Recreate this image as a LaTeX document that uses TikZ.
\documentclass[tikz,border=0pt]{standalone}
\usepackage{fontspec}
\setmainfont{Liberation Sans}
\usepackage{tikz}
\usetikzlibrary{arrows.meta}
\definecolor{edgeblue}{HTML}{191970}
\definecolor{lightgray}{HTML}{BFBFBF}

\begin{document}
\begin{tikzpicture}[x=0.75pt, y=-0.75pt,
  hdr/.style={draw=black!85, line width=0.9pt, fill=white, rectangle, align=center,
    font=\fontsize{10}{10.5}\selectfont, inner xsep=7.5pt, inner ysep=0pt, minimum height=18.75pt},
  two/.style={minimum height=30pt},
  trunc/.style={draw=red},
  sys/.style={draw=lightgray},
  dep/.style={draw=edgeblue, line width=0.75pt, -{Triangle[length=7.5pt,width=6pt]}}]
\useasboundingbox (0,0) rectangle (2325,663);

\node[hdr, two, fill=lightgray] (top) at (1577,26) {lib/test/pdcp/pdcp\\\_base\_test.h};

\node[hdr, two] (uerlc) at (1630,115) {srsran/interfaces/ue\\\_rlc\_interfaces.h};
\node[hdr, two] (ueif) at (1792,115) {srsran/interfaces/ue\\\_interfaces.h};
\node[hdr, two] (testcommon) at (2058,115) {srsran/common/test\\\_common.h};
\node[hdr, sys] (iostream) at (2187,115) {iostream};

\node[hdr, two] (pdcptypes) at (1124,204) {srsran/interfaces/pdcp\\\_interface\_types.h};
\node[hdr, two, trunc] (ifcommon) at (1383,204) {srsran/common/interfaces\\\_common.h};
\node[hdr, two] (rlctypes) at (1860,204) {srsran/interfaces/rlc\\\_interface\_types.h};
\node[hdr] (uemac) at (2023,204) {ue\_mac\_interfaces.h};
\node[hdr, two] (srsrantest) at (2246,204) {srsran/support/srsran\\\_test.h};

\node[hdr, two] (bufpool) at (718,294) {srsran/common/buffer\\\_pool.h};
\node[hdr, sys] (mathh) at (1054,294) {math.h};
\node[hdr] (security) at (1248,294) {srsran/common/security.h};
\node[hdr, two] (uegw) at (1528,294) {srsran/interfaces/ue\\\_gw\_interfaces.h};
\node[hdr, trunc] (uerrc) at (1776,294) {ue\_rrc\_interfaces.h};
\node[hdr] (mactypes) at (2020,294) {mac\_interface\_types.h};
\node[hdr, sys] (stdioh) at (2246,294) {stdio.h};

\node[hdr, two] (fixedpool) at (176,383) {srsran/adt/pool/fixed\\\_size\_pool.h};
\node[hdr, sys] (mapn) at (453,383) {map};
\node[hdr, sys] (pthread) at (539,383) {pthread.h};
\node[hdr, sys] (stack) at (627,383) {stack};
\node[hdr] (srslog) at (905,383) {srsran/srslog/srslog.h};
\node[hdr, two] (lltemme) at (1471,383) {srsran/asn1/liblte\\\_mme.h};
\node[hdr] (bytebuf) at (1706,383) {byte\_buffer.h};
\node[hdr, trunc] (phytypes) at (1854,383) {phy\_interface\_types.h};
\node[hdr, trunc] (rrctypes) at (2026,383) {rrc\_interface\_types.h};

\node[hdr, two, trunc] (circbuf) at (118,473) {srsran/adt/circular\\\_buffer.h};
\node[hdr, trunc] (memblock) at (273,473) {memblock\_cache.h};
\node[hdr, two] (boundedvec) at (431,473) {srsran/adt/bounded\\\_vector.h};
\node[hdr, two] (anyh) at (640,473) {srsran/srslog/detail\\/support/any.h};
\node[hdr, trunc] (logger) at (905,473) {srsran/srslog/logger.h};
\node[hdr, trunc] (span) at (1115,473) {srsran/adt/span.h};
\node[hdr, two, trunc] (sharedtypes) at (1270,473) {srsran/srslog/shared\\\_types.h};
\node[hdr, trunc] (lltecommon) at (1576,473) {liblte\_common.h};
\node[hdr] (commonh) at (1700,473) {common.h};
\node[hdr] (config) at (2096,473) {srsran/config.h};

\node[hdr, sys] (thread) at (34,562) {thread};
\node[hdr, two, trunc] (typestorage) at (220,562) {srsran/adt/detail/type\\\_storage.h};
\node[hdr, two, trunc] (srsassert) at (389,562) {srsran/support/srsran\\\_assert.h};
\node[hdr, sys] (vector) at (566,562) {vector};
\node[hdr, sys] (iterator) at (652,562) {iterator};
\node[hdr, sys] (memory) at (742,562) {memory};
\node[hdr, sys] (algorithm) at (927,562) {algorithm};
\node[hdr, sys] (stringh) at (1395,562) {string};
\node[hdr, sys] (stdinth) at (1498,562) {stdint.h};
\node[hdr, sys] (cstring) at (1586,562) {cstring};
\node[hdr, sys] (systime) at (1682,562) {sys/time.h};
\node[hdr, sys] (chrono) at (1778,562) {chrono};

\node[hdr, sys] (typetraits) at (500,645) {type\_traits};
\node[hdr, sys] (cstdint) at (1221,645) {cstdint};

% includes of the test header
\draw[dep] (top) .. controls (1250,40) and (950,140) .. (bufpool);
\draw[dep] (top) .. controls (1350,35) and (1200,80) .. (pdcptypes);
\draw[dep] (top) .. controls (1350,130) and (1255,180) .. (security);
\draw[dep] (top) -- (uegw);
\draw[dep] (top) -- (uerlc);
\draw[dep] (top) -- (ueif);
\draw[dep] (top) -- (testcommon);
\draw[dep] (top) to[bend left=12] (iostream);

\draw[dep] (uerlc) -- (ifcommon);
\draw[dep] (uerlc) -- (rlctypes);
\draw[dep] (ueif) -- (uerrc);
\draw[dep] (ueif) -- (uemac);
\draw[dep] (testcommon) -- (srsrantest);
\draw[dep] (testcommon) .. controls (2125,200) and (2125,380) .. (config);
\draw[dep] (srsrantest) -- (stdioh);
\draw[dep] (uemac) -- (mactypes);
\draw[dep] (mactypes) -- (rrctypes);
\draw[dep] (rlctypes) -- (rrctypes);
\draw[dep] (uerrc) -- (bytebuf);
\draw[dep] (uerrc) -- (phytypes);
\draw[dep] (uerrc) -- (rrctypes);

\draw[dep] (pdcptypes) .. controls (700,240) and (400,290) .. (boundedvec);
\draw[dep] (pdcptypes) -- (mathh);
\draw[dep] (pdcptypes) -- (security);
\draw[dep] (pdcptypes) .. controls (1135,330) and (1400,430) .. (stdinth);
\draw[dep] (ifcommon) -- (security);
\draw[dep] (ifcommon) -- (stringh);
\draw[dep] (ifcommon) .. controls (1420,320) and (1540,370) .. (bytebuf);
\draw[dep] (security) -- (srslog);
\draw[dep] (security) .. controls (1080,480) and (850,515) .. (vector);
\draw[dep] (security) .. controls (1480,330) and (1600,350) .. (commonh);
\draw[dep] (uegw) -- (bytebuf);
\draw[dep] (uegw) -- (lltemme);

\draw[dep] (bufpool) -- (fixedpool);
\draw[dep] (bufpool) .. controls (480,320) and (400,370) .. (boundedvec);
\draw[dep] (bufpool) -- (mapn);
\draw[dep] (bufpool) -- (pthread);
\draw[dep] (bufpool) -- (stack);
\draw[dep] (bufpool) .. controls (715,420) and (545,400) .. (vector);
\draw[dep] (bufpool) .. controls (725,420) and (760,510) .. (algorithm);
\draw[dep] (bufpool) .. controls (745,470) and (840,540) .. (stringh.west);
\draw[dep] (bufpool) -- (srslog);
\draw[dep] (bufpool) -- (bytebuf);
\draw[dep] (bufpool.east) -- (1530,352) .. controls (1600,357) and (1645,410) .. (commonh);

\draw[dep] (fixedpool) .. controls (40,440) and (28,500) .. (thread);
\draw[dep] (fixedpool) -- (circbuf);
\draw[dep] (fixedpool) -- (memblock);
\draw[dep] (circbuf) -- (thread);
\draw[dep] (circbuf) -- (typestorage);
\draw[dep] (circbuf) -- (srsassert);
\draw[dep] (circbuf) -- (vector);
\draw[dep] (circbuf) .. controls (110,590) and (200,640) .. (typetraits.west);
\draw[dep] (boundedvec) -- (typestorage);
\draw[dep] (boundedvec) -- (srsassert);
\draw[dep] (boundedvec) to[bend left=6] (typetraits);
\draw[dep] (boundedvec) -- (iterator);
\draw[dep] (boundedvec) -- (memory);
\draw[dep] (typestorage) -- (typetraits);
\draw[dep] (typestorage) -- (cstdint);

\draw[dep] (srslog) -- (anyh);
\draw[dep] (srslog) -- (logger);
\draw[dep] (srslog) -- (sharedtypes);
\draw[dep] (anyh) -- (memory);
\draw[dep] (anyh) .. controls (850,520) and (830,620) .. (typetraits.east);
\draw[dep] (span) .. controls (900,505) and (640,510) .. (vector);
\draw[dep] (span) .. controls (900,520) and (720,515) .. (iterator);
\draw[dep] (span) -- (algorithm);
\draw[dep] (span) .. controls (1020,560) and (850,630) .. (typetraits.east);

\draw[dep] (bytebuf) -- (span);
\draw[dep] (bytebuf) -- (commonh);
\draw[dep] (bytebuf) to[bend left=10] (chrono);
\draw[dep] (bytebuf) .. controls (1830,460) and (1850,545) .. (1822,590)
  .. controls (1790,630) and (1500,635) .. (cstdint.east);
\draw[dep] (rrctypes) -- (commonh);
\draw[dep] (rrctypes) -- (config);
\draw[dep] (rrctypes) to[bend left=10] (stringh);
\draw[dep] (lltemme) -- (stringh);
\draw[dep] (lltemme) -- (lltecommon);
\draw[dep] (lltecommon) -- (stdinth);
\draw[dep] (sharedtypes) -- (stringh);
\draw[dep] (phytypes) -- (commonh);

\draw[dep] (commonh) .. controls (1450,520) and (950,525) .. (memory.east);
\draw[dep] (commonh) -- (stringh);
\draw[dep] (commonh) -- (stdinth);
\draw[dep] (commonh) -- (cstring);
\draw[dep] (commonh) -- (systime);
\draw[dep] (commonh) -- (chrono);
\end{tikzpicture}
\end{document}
◇ ◇ ◇ ◇
Starting at the top of the data above, repeat every line exactly until the line containing "two, fill=lightgray] (top)" has been given, then stop.

Recreate this image as a LaTeX document that uses TikZ.
\documentclass[tikz,border=0pt]{standalone}
\usepackage{fontspec}
\setmainfont{Liberation Sans}
\usepackage{tikz}
\usetikzlibrary{arrows.meta}
\definecolor{edgeblue}{HTML}{191970}
\definecolor{lightgray}{HTML}{BFBFBF}

\begin{document}
\begin{tikzpicture}[x=0.75pt, y=-0.75pt,
  hdr/.style={draw=black!85, line width=0.9pt, fill=white, rectangle, align=center,
    font=\fontsize{10}{10.5}\selectfont, inner xsep=7.5pt, inner ysep=0pt, minimum height=18.75pt},
  two/.style={minimum height=30pt},
  trunc/.style={draw=red},
  sys/.style={draw=lightgray},
  dep/.style={draw=edgeblue, line width=0.75pt, -{Triangle[length=7.5pt,width=6pt]}}]
\useasboundingbox (0,0) rectangle (2325,663);

\node[hdr, two, fill=lightgray] (top) at (1577,26) {lib/test/pdcp/pdcp\\\_base\_test.h};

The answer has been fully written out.